→ **TASK TO CARRY OUT**:
Starting at the first line of the entries below, restate each line exactly until you reach the line with "55, 51, 52, 41, 51, 39, 36, 35]", and print that one too. Leave the pictures out and stop there.

Items listed in a dataset
***

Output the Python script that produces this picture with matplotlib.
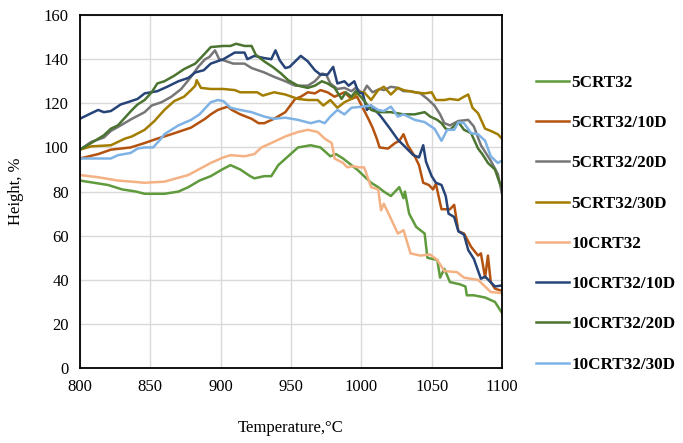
import matplotlib
matplotlib.use('Agg')
import matplotlib.pyplot as plt

# Values: temperature (deg C) / height (%)
t_5crt32 = [800, 810, 820, 830, 840, 846, 860, 870, 877, 885, 893, 901, 907, 914, 921, 924, 931, 936, 941,
            948, 955, 964, 971, 978, 982, 987, 991, 997, 1002, 1007, 1012, 1016, 1021, 1027, 1030, 1031, 1034,
            1039, 1045, 1047, 1054, 1056, 1059, 1063, 1070, 1074, 1075, 1080, 1088, 1095, 1100]
h_5crt32 = [85, 84, 83, 81, 80, 79, 79, 80, 82, 85, 87, 90, 92, 90, 87, 86, 87, 87, 92,
            96, 100, 101, 100, 96, 97, 95, 93, 90, 87, 84, 82, 80, 78, 82, 77, 80, 70,
            64, 61, 50, 49, 41, 45, 39, 38, 37, 33, 33, 32, 30, 25]

t_5crt32_10d = [800, 813, 822, 836, 846, 855, 865, 879, 889, 893, 898, 905, 908, 914, 922, 927, 931, 938,
                946, 953, 957, 962, 967, 971, 976, 981, 988, 993, 997, 1001, 1005, 1008, 1011, 1013, 1019,
                1024, 1027, 1030, 1033, 1038, 1041, 1044, 1048, 1051, 1053, 1057, 1063, 1066, 1069, 1073,
                1078, 1083, 1085, 1088, 1090, 1092, 1095, 1100]
h_5crt32_10d = [95, 97, 99, 100, 102, 104, 106, 109, 113, 115, 117, 118.5, 117, 115, 113, 111, 111, 113,
                116, 122, 123, 125, 124.5, 126, 125, 123, 125, 122, 123, 118, 113, 109, 104, 100, 99.5,
                102, 103, 106, 101, 96, 92, 84, 83, 81, 83.5, 72, 72, 74, 62, 61,
                55, 51, 52, 41, 51, 39, 36, 35]

t_5crt32_20d = [800, 808, 817, 822, 829, 837, 846, 851, 858, 865, 872, 879, 884, 889, 892, 896, 899, 902,
                909, 917, 922, 931, 938, 946, 953, 962, 967, 972, 975, 978, 983, 988, 993, 996, 1001, 1004,
                1008, 1013, 1016, 1021, 1026, 1030, 1035, 1042, 1047, 1052, 1056, 1059, 1063, 1069, 1076,
                1080, 1085, 1092, 1097, 1100]
h_5crt32_20d = [99, 102.5, 104.5, 107.5, 110, 113, 116, 119, 120.5, 123, 126.5, 132, 136.5, 140, 141, 144, 140, 139.5,
                138, 138, 136, 134, 132, 130, 128, 128, 130, 133.5, 133, 129, 126.5, 127, 125.5, 127, 124.5, 128,
                125, 126.5, 126, 127.5, 127, 125.5, 125.5, 124.5, 122, 119, 115, 111, 110, 112, 112.5,
                109.5, 101, 94, 88, 79]

t_5crt32_30d = [800, 808, 822, 832, 837, 846, 853, 860, 867, 874, 879, 882, 883, 886, 893, 902, 910, 914,
                926, 930, 938, 946, 955, 962, 969, 973, 978, 983, 988, 993, 998, 1002, 1007, 1012, 1016,
                1021, 1026, 1030, 1038, 1045, 1050, 1053, 1059, 1063, 1069, 1073, 1076, 1079, 1083, 1088,
                1092, 1097, 1100]
h_5crt32_30d = [99, 100.5, 101, 104, 105, 108, 112, 117, 121, 123, 126, 128, 130.5, 127, 126.5, 126.5, 126, 125,
                125, 123.5, 125, 124, 122, 121.5, 121.5, 119, 121.5, 118, 120.5, 122, 125, 125, 121.5, 126, 127.5,
                124, 127, 126, 125, 124.5, 125, 121.5, 121.5, 122, 121.5, 123, 124, 118, 115.5, 108.5,
                107.5, 106, 104]

t_10crt32 = [800, 813, 827, 837, 846, 860, 877, 893, 902, 907, 917, 924, 929, 936, 946, 955, 962, 969, 974,
             979, 981, 987, 990, 994, 998, 1002, 1007, 1012, 1014, 1016, 1026, 1030, 1035, 1042, 1049, 1054,
             1059, 1068, 1073, 1083, 1092, 1100]
h_10crt32 = [87.5, 86.5, 85, 84.5, 84, 84.5, 87.5, 93, 95.5, 96.5, 96, 97, 100, 102, 105, 107, 108, 107, 104,
             102, 95, 93, 91, 91.5, 91, 91, 82, 81, 71.5, 74.5, 61, 62.5, 52, 51, 51.5, 49,
             44, 43.5, 41, 40, 34.5, 34]

t_10crt32_10d = [800, 808, 813, 817, 822, 829, 834, 841, 846, 855, 862, 870, 877, 882, 888, 893, 902, 910,
                 917, 919, 924, 931, 936, 939, 942, 946, 949, 953, 957, 962, 967, 971, 976, 980, 983, 988,
                 991, 995, 998, 1001, 1004, 1007, 1014, 1021, 1026, 1030, 1037, 1041, 1044, 1046, 1050, 1053,
                 1057, 1060, 1062, 1066, 1069, 1073, 1076, 1080, 1085, 1088, 1095, 1100]
h_10crt32_10d = [113, 115.5, 117, 116, 116.5, 119.5, 120.5, 122, 124.5, 125.5, 127.5, 130, 131.5, 134, 135, 138, 140, 143,
                 143, 140, 141.5, 140.5, 140, 144, 139.5, 136, 136.5, 139, 141.5, 139, 135, 133, 133, 136.5, 129, 130,
                 128, 130, 125, 124.5, 117, 119, 114, 108, 103.5, 101, 96.5, 95.5, 101, 93.5, 87, 84,
                 83, 78, 70, 68.5, 62, 60.5, 53.5, 49.5, 40.5, 41.5, 37, 37.5]

t_10crt32_20d = [800, 808, 817, 822, 827, 832, 837, 841, 846, 851, 855, 860, 867, 874, 882, 888, 893, 902,
                 907, 911, 917, 922, 925, 931, 937, 943, 948, 955, 962, 967, 972, 976, 981, 986, 989, 993,
                 996, 1001, 1007, 1012, 1021, 1030, 1038, 1045, 1049, 1054, 1057, 1060, 1063, 1069, 1073,
                 1078, 1083, 1086, 1090, 1095, 1098, 1100]
h_10crt32_20d = [99, 102, 105.5, 108.5, 110, 113.5, 117, 119.5, 121.5, 125, 129, 130, 132.5, 135.5, 138, 142, 145.5, 146,
                 146, 147, 146, 146, 142, 139, 136.5, 133.5, 130.5, 128, 127, 128, 130, 129, 127, 122, 125, 123,
                 125.5, 122, 117, 116, 116, 115, 115, 116, 114, 112.5, 111, 108.5, 108, 111.5, 108,
                 106.5, 99.5, 97, 93, 90, 84.5, 82]

t_10crt32_30d = [800, 822, 827, 836, 841, 846, 852, 857, 860, 865, 870, 879, 885, 893, 898, 902, 907, 914,
                 922, 931, 938, 946, 955, 964, 970, 974, 978, 983, 988, 993, 1001, 1007, 1012, 1016, 1021,
                 1026, 1030, 1038, 1045, 1052, 1057, 1061, 1066, 1069, 1073, 1078, 1083, 1088, 1092, 1097, 1100]
h_10crt32_30d = [95, 95, 96.5, 97.5, 99.5, 100, 100, 103.5, 106, 108, 110, 112.5, 115, 120.5, 121.5, 121, 118, 117,
                 116, 114, 113, 113.5, 112.5, 111, 112, 111, 114, 117, 115, 118, 118.5, 119, 117, 116.5, 118.5,
                 114, 115, 112.5, 111.5, 108.5, 103, 108, 108, 111.5, 111, 106.5, 106, 103, 96, 93, 94]

labels = ["5CRT32", "5CRT32/10D", "5CRT32/20D", "5CRT32/30D",
          "10CRT32", "10CRT32/10D", "10CRT32/20D", "10CRT32/30D"]
series = [(t_5crt32, h_5crt32), (t_5crt32_10d, h_5crt32_10d), (t_5crt32_20d, h_5crt32_20d),
          (t_5crt32_30d, h_5crt32_30d), (t_10crt32, h_10crt32), (t_10crt32_10d, h_10crt32_10d),
          (t_10crt32_20d, h_10crt32_20d), (t_10crt32_30d, h_10crt32_30d)]
colors = ["#5F9A3C", "#B4530F", "#767676", "#A37D00",
          "#F4B183", "#264478", "#4A7430", "#7EB2E4"]

plt.rcParams['font.family'] = ['Liberation Serif', 'DejaVu Serif']

fig = plt.figure(figsize=(6.83, 4.43), dpi=100)
ax = fig.add_axes([0.117, 0.169, 0.618, 0.797])

for (t, h), lab, c in zip(series, labels, colors):
    ax.plot(t, h, color=c, linewidth=1.8, label=lab)

ax.set_xlim(800, 1100)
ax.set_ylim(0, 160)
ax.set_xticks(range(800, 1101, 50))
ax.set_yticks(range(0, 161, 20))
ax.grid(True, color="#D9D9D9", linewidth=1.0)
ax.set_axisbelow(True)
for sp in ax.spines.values():
    sp.set_color("black")
    sp.set_linewidth(1.3)
ax.tick_params(length=0, labelsize=12)
ax.tick_params(axis='x', pad=8)
ax.tick_params(axis='y', pad=8)

ax.set_xlabel("Temperature,\u00b0C", fontsize=12, labelpad=18)
ax.set_ylabel("Height, %", fontsize=12, labelpad=14)

ax.legend(loc="upper left", bbox_to_anchor=(1.064, 0.85), frameon=False,
          prop={'weight': 'bold', 'size': 12.3}, handlelength=1.95, handletextpad=0.12,
          labelspacing=1.42, borderaxespad=0)

fig.savefig("out.png", dpi=100)
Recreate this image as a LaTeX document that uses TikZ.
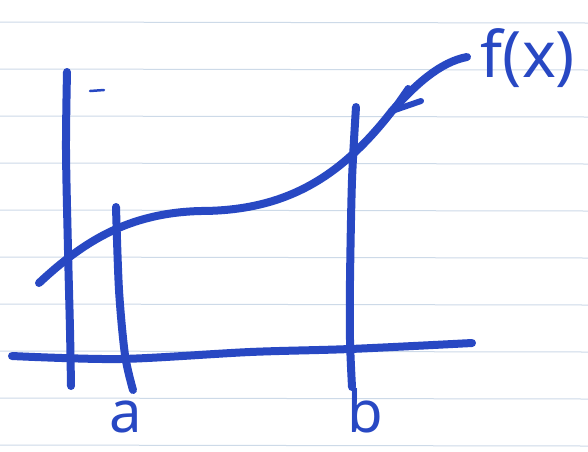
\documentclass[tikz,border=0pt]{standalone}
\usepackage{fontspec}
\setmainfont{Noto Sans}
\definecolor{ink}{RGB}{40,72,195}
\definecolor{paperline}{RGB}{205,218,232}
\begin{document}
\begin{tikzpicture}[x=1pt,y=-1pt,
  pen/.style={draw=ink,line width=8pt,line cap=round,line join=round},
  thinpen/.style={draw=ink,line width=2.5pt,line cap=round},
  lbl/.style={text=ink,inner sep=0pt,font=\fontsize{58}{58}\selectfont\bfseries}]
\useasboundingbox (0,0) rectangle (588,451);
\fill[white] (0,0) rectangle (588,451);
\foreach \y in {22,69,116,163,210,257,304,351,398,445}
  \draw[paperline,line width=1pt] (0,\y) -- (588,\y+1);
% axes
\draw[pen] plot[smooth] coordinates {(67,72) (66,150) (68,250) (70,330) (71,386)};
\draw[thinpen] (90,91) -- (104,90);
\draw[pen] plot[smooth] coordinates {(12,356) (120,359) (250,352) (350,349) (472,343)};
% bounds a and b
\draw[pen] plot[smooth] coordinates {(116,207) (119,290) (125,355) (133,390)};
\draw[pen] plot[smooth] coordinates {(356,107) (352,180) (350,280) (350,340) (352,387)};
% curve f(x)
\coordinate (fstart) at (39,283);
\coordinate (fmid) at (200,211);
\coordinate (ftip) at (392,111);
\draw[pen] (fstart) .. controls (85,240) and (130,213) .. (fmid)
                    .. controls (285,211) and (340,178) .. (ftip);
% labels
\node[lbl,font=\fontsize{64}{64}\selectfont\bfseries] (fx) at (528,58) {f(x)};
\node[lbl,anchor=base,text depth=0pt] (la) at (126,432) {a};
\node[lbl,anchor=base,text depth=0pt] (lb) at (365,432) {b};
% arrow to the curve
\coordinate (astart) at (467,57);
\draw[pen] (astart) .. controls (440,62) and (415,85) .. (ftip);
\draw[pen,line width=6pt] (ftip) -- (408,88);
\draw[pen,line width=6pt] (ftip) -- (421,101);
\end{tikzpicture}
\end{document}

***

→ **SOLUTION FOR THIS PROBLEM**:
Output the Python script that produces this picture with matplotlib.
import matplotlib
matplotlib.use('Agg')
import matplotlib.pyplot as plt

# Values: temperature (deg C) / height (%)
t_5crt32 = [800, 810, 820, 830, 840, 846, 860, 870, 877, 885, 893, 901, 907, 914, 921, 924, 931, 936, 941,
            948, 955, 964, 971, 978, 982, 987, 991, 997, 1002, 1007, 1012, 1016, 1021, 1027, 1030, 1031, 1034,
            1039, 1045, 1047, 1054, 1056, 1059, 1063, 1070, 1074, 1075, 1080, 1088, 1095, 1100]
h_5crt32 = [85, 84, 83, 81, 80, 79, 79, 80, 82, 85, 87, 90, 92, 90, 87, 86, 87, 87, 92,
            96, 100, 101, 100, 96, 97, 95, 93, 90, 87, 84, 82, 80, 78, 82, 77, 80, 70,
            64, 61, 50, 49, 41, 45, 39, 38, 37, 33, 33, 32, 30, 25]

t_5crt32_10d = [800, 813, 822, 836, 846, 855, 865, 879, 889, 893, 898, 905, 908, 914, 922, 927, 931, 938,
                946, 953, 957, 962, 967, 971, 976, 981, 988, 993, 997, 1001, 1005, 1008, 1011, 1013, 1019,
                1024, 1027, 1030, 1033, 1038, 1041, 1044, 1048, 1051, 1053, 1057, 1063, 1066, 1069, 1073,
                1078, 1083, 1085, 1088, 1090, 1092, 1095, 1100]
h_5crt32_10d = [95, 97, 99, 100, 102, 104, 106, 109, 113, 115, 117, 118.5, 117, 115, 113, 111, 111, 113,
                116, 122, 123, 125, 124.5, 126, 125, 123, 125, 122, 123, 118, 113, 109, 104, 100, 99.5,
                102, 103, 106, 101, 96, 92, 84, 83, 81, 83.5, 72, 72, 74, 62, 61,
                55, 51, 52, 41, 51, 39, 36, 35]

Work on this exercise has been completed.